How Writers Get Things Done
I've been having a burst of creativity lately. Maybe it's because major application season is over and I've got some more free time. Maybe it's because the weather last month forced me to stay inside and get things done. Maybe it's because I've been taking some classes at the university and the assignments have got me inspired. Whatever it is, it's awesome.
When it comes to writing first drafts, one thing that definitely helps my creative output is when I set quantitative goals for myself. Some of the best writing advice I have ever been given was "Don't Get it Right, Get it Written." Leave the judgement and need for perfection at the door, and worry about revisions and perfection after you've got the words on the page. When I wrote my first play, I made a rule that I had to write 10 pages a week until I reached a minimum of 60 pages.

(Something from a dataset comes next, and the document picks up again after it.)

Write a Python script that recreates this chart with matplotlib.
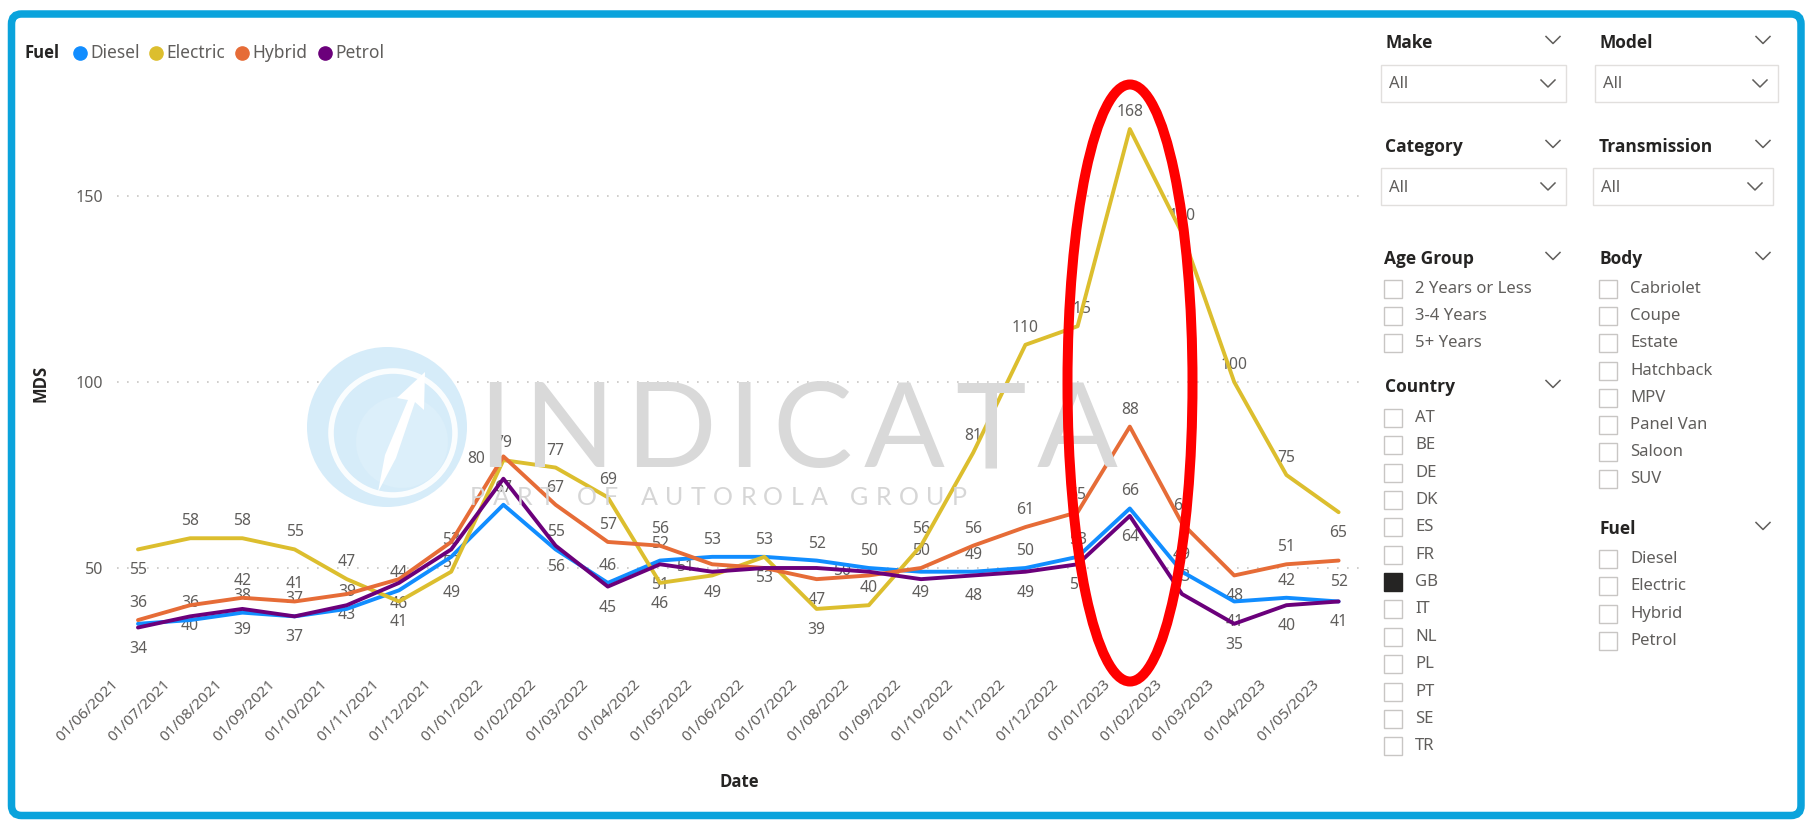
import matplotlib
matplotlib.use('Agg')
import matplotlib.pyplot as plt
import matplotlib.transforms as mtransforms
from matplotlib import font_manager as fm
from matplotlib.lines import Line2D
from matplotlib.patches import FancyBboxPatch, Rectangle, Ellipse, Circle, Polygon

# ---------------- data ----------------
dates = ["01/06/2021", "01/07/2021", "01/08/2021", "01/09/2021", "01/10/2021", "01/11/2021",
         "01/12/2021", "01/01/2022", "01/02/2022", "01/03/2022", "01/04/2022", "01/05/2022",
         "01/06/2022", "01/07/2022", "01/08/2022", "01/09/2022", "01/10/2022", "01/11/2022",
         "01/12/2022", "01/01/2023", "01/02/2023", "01/03/2023", "01/04/2023", "01/05/2023"]
fuels = ["Diesel", "Electric", "Hybrid", "Petrol"]
diesel = [35, 36, 38, 37, 39, 44, 53, 67, 55, 46, 52, 53, 53, 52, 50, 49, 49, 50, 53, 66, 49, 41, 42, 41]
electric = [55, 58, 58, 55, 47, 41, 49, 79, 77, 69, 46, 48, 53, 39, 40, 56, 81, 110, 115, 168, 140, 100, 75, 65]
hybrid = [36, 40, 42, 41, 43, 47, 57, 80, 67, 57, 56, 51, 50, 47, 48, 50, 56, 61, 65, 88, 62, 48, 51, 52]
petrol = [34, 37, 39, 37, 40, 46, 55, 74, 56, 45, 51, 49, 50, 50, 49, 47, 48, 49, 51, 64, 43, 35, 40, 41]
y_ticks = [50, 100, 150]

# slicer panel contents
age_groups = ["2 Years or Less", "3-4 Years", "5+ Years"]
bodies = ["Cabriolet", "Coupe", "Estate", "Hatchback", "MPV", "Panel Van", "Saloon", "SUV"]
countries = ["AT", "BE", "DE", "DK", "ES", "FR", "GB", "IT", "NL", "PL", "PT", "SE", "TR"]
selected_countries = ["GB"]

# ---------------- style ----------------
colors = ["#118DFF", "#DCBE2E", "#E66C37", "#6B007B"]
# data-label placement per point: a=above, b=below, l=left, r=right, '-'=hidden
diesel_lbl = list("-aaaaaaaaaaaaaabaaaaaba-")
electric_lbl = list("baaaabbaaab-bbaaaaaaaaab")
hybrid_lbl = list("abaab-blaaal-b-aaaaaabab")
petrol_lbl = list("b-bb-b--bbbb-r--bbbbabbb")
offsets = {'a': (0, 17), 'b': (0, -21), 'l': (-27, -3), 'r': (25, -3)}

W, H = 1810, 822
TXT = "#605E5C"
DARK = "#252423"


def _w(f):
    w = f.weight
    return fm.weight_dict.get(w, 400) if isinstance(w, str) else int(w)


def pick_family(cands, test):
    for c in cands:
        for f in fm.fontManager.ttflist:
            if f.name == c and test(_w(f)):
                return c
    return None


FONT = "Noto Sans"
BOLD_FONT = pick_family(["Noto Sans", "Open Sans", "Lato", "Roboto", "Liberation Sans"],
                        lambda w: w >= 600) or "DejaVu Sans"
WM_FONT = pick_family(["Lato", "Roboto", "Open Sans"], lambda w: w == 400) or FONT
plt.rcParams['font.family'] = [FONT, 'DejaVu Sans']

fig = plt.figure(figsize=(W / 100, H / 100), dpi=100)
fig.patch.set_facecolor('white')
px = mtransforms.Affine2D().scale(1 / W, -1 / H).translate(0, 1) + fig.transFigure

# ---------------- chart axes ----------------
x_left, x_right, y_top, y_bot = 117.1, 1359.5, 103.0, 679.6
ax = fig.add_axes([x_left / W, 1 - y_bot / H, (x_right - x_left) / W, (y_bot - y_top) / H])
ax.set_xlim(-0.4, 23.4)
ax.set_ylim(20, 175)
ax.patch.set_alpha(0)
for s in ax.spines.values():
    s.set_visible(False)

ax.set_yticks(y_ticks)
ax.set_yticklabels([str(v) for v in y_ticks], fontsize=11.5, color=TXT)
ax.tick_params(axis='y', length=0, pad=10)
ax.yaxis.grid(True, color='#C8C6C4', linestyle=(0, (1, 5)), linewidth=1.2)
ax.set_axisbelow(True)

xs = list(range(len(dates)))
ax.set_xticks(xs)
ax.set_xticklabels(dates, rotation=45, ha='right', va='top', rotation_mode='anchor',
                   fontsize=11, color=TXT)
ax.tick_params(axis='x', length=0, pad=0)
shift = mtransforms.ScaledTranslation(-27 / 100, 3 / 100, fig.dpi_scale_trans)
for lbl in ax.get_xticklabels():
    lbl.set_transform(lbl.get_transform() + shift)

series = [diesel, electric, hybrid, petrol]
placements = [diesel_lbl, electric_lbl, hybrid_lbl, petrol_lbl]
for k, (vals, col, plc) in enumerate(zip(series, colors, placements)):
    ax.plot(xs, vals, color=col, lw=2.8, zorder=4 + k, solid_joinstyle='round',
            solid_capstyle='round')
    for i, (v, p) in enumerate(zip(vals, plc)):
        if p in offsets:
            ax.annotate(str(v), (i, v), xytext=offsets[p], textcoords='offset pixels',
                        ha='center', va='center', fontsize=11.3, color=TXT, zorder=3,
                        annotation_clip=False)

# axis titles
fig.text(739, 782, "Date", transform=px, ha='center', va='center', fontsize=12,
         fontweight='bold', family=[BOLD_FONT, 'DejaVu Sans'], color=DARK)
fig.text(40, 383, "MDS", transform=px, ha='center', va='center', rotation=90, fontsize=12,
         fontweight='bold', family=[BOLD_FONT, 'DejaVu Sans'], color=DARK)

# legend
fig.text(24, 53, "Fuel", transform=px, ha='left', va='center', fontsize=12, fontweight='bold',
         family=[BOLD_FONT, 'DejaVu Sans'], color=DARK)
leg_dot_x = [80, 156, 242, 325]
for name, col, dx in zip(fuels, colors, leg_dot_x):
    fig.add_artist(Line2D([dx], [53], transform=px, marker='o', markersize=9.5, color=col, lw=0))
    fig.text(dx + 10, 53, name, transform=px, ha='left', va='center', fontsize=12.5, color=TXT)

# ---------------- watermark ----------------
fig.add_artist(Circle((387, 427), 80, transform=px, fc='#D6ECF9', ec='none', zorder=0.5))
fig.add_artist(Circle((393, 433), 62, transform=px, fc='none', ec='#FFFFFF', lw=4, zorder=0.6,
                      alpha=0.9))
fig.add_artist(Circle((402, 442), 46, transform=px, fc='#DCEFFA', ec='none', zorder=0.61))
fig.add_artist(Polygon([(378, 492), (385, 455), (408, 400), (397, 398), (425, 372), (424, 410),
                        (415, 402), (396, 458)], closed=True, transform=px, fc='white',
                       ec='none', zorder=0.62))


def spaced_text(s, x0, x1, baseline, size, color, weight='normal', family=None):
    renderer = fig.canvas.get_renderer()
    arts, widths = [], []
    for ch in s:
        t = fig.text(0, baseline, ch, transform=px, fontsize=size, color=color,
                     fontweight=weight, ha='left', va='baseline', zorder=0.4,
                     family=[family or FONT, 'DejaVu Sans'])
        w = t.get_window_extent(renderer).width if ch != ' ' else size * 100 / 72 * 0.3
        arts.append(t)
        widths.append(w)
    gap = (x1 - x0 - sum(widths)) / max(len(s) - 1, 1)
    x = x0
    for t, w in zip(arts, widths):
        t.set_x(x)
        x += w + gap


spaced_text("INDICATA", 478, 1118, 467, 86, '#D9D9D9', 'normal', WM_FONT)
spaced_text("PART OF AUTOROLA GROUP", 470, 967, 505, 18, '#D6D6D6', 'normal', WM_FONT)

# ---------------- slicer panel ----------------
hdr_kw = dict(transform=px, fontsize=12.5, fontweight='bold', color=DARK, va='center', ha='left',
              family=[BOLD_FONT, 'DejaVu Sans'])
item_kw = dict(transform=px, fontsize=12, color=TXT, va='center', ha='left')


def chevron(x, y, w=14, h=7, lw=1.1, color=TXT):
    fig.add_artist(Line2D([x - w / 2, x, x + w / 2], [y - h / 2, y + h / 2, y - h / 2],
                          transform=px, color=color, lw=lw))


def header(text, x, y, chev_x):
    fig.text(x, y, text, **hdr_kw)
    chevron(chev_x, y - 3)


def dropdown(x0, y0, x1, y1):
    fig.add_artist(Rectangle((x0, y0), x1 - x0, y1 - y0, transform=px, fc='white',
                             ec='#E1DFDD', lw=1))
    fig.text(x0 + 8, (y0 + y1) / 2 + 1, "All", **item_kw)
    chevron(x1 - 18, (y0 + y1) / 2)


def checklist(items, x, y0, dy, checked=()):
    for i, it in enumerate(items):
        y = y0 + i * dy
        fig.add_artist(Rectangle((x, y - 9), 18, 18, transform=px,
                                 fc=DARK if it in checked else 'white',
                                 ec=DARK if it in checked else '#C8C6C4', lw=1))
        fig.text(x + 31, y, it, **item_kw)


header("Make", 1385, 43, 1553)
header("Model", 1599, 43, 1763)
dropdown(1381, 65, 1566, 102)
dropdown(1595, 65, 1778, 102)
header("Category", 1385, 147, 1553)
header("Transmission", 1599, 147, 1763)
dropdown(1381, 168, 1566, 205)
dropdown(1593, 168, 1773, 205)
header("Age Group", 1384, 259, 1553)
header("Body", 1599, 259, 1763)
checklist(age_groups, 1384, 289, 27.2)
checklist(bodies, 1599, 289, 27.2)
header("Country", 1385, 387, 1553)
checklist(countries, 1384, 418, 27.35, checked=selected_countries)
header("Fuel", 1599, 529, 1763)
checklist(fuels, 1599, 559, 27.3)

# ---------------- frame & highlight ----------------
fig.add_artist(FancyBboxPatch((11.5, 14), 1789.5, 801.5, boxstyle='round,pad=0,rounding_size=10',
                              transform=px, fc='none', ec='#0AA3DC', lw=5.4, zorder=10))
fig.add_artist(Ellipse((1130, 383), 125, 597, transform=px, fill=False, ec='#FF0000', lw=7.2,
                       zorder=11))

fig.savefig("out.png", dpi=100)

That was how I wrote a first draft in six weeks one summer.
Recently, I started a project in a whole new genre. Since I haven't written prose in a while, I was struggling to set realistic goals for myself. How many pages of prose can I realistically expect to write in a day? I had no idea and, without some serious guidelines, I would end up writing one sentence and then spending two days "waiting for inspiration". To get myself on track, I decided to take advice from the masters, and now I'm going to share it with all of you! To inspire creative productivity, here is...
Stephen King writes 2000 words a day.
Phillip Pullman, author of the popular series His Dark Materials, says he finishes three handwritten pages every day. In his handwriting that's about 1100 words a day.
Virginia Woolf wrote 500 words a day. If you're typing, double spaced, in Times New Roman font size 12, that's about one and a half pages.
Biographer Edmund Morris writes only 300 words a day, and he's still managed to win the Pulitzer Prize!
There's a pretty big difference between 300 words and 2000 words, but the one thing that these writers all have in common is that they write on a regular basis. What I've learned from all this research is that it's most important to keep in the habit of writing, and to stay on top of your story. So if you can only write 300 words a day, that's better than writing 1000 on a Saturday and then letting your story sit untouched all week long. The trick is figuring out what number will work for you. After collecting all these numbers, I feel a lot better about not being able to write 5000 words a day, and I think I'm going to aim for a minimum of 500. At least until I can quit my day job...
Any other writers out there? What's your magic number?